Rihanna is partnering with LVMH Moët Hennessy Louis Vuitton to launch a new fashion label, the artist announced on Friday.

Evan Agostini/Invision/AP

Already a bold trendsetter on the pop stage, Rihanna is also breaking barriers in the makeup and fashion industries.

The 31-year-old Barbadian singer has partnered with the historic LVMH Moët Hennessy Louis Vuitton fashion house, becoming the first woman of color to have a label under LVMH and the first woman to start an original brand for the world’s largest luxury group.

The new label is named Fenty, after the last name of the singer (born Robyn Rihanna Fenty). It’s an expansion of her cosmetics empire of the same name, launched in a 2017 partnership with LVMH.

The Paris-based Fenty line, which will include ready-to-wear clothing, shoes and accessories, will launch this spring 2019 season as the first house established by the group since Christian Lacroix in 1987, joining legacy brands like Dior, Givenchy and Fendi.

“Designing a line like this with LVMH is an incredibly special moment for us,” Rihanna said in a statement from the LVMH group on Friday. “Mr. [Bernard] Arnault has given me a unique opportunity to develop a fashion house in the luxury sector, with no artistic limits.”

It’s a big moment for the exclusive world of luxury fashion says Tanisha Ford, an associate professor of Africana studies at the University of Delaware.

Ford, who writes about fashion and black identity, says, “We see a woman of color with this much creative control in a luxury market where typically European men have dominated.”

For centuries, luxury fashion has reflected a lifestyle enjoyed by very few people, she says, “so by nature it wasn’t in a market that was designed for everyday people of color to participate in it.”

Even as African Americans hold a buying power of up to $1.2 trillion, fashion critics and consumers have slammed luxury brands for what many say is a diversity problem within the industry. In recent years, big luxury players have been accused of cultural appropriation and selling products viewed as racist.
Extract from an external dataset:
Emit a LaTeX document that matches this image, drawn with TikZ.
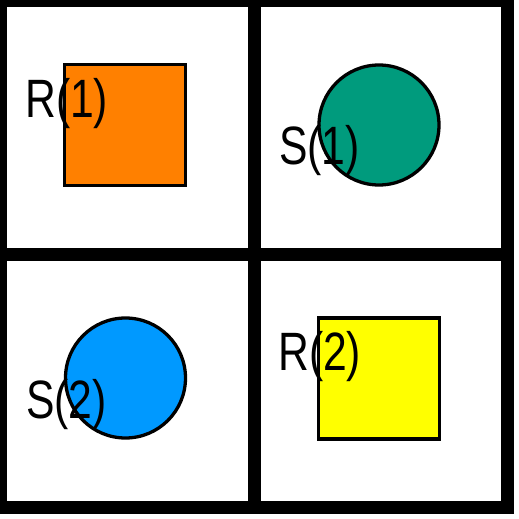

But it’s that particular consumer market that’s helped put those brands on the map, Ford says. It’s a message the black community has been trying to send to the high-fashion industry for years, she says, “especially the hip-hop generations who have rapped about Gucci and Louis Vuitton and Givenchy, and all these designer brands.

“I’d like to also see the end of this notion that luxury is not for people of color,” Ford says. “It means that black and brown people are highly susceptible to racial profiling and hyper-policing when they do go into luxury stores to buy these goods.”

LVMH has been taking steps to address the need for diversity in recent years. Last year, the group tapped the DJ and entrepreneur Virgil Abloh as the first African American artistic director for Louis Vuitton’s men’s wear.

Ford calls the new deal a positive first step in what she hopes will become a larger movement toward inclusion.

“I would love for Rihanna to not be the only [face of luxury],” she says. “I would love to see this be a model that other luxury brands and other, more well-priced pointed brands accept as well.”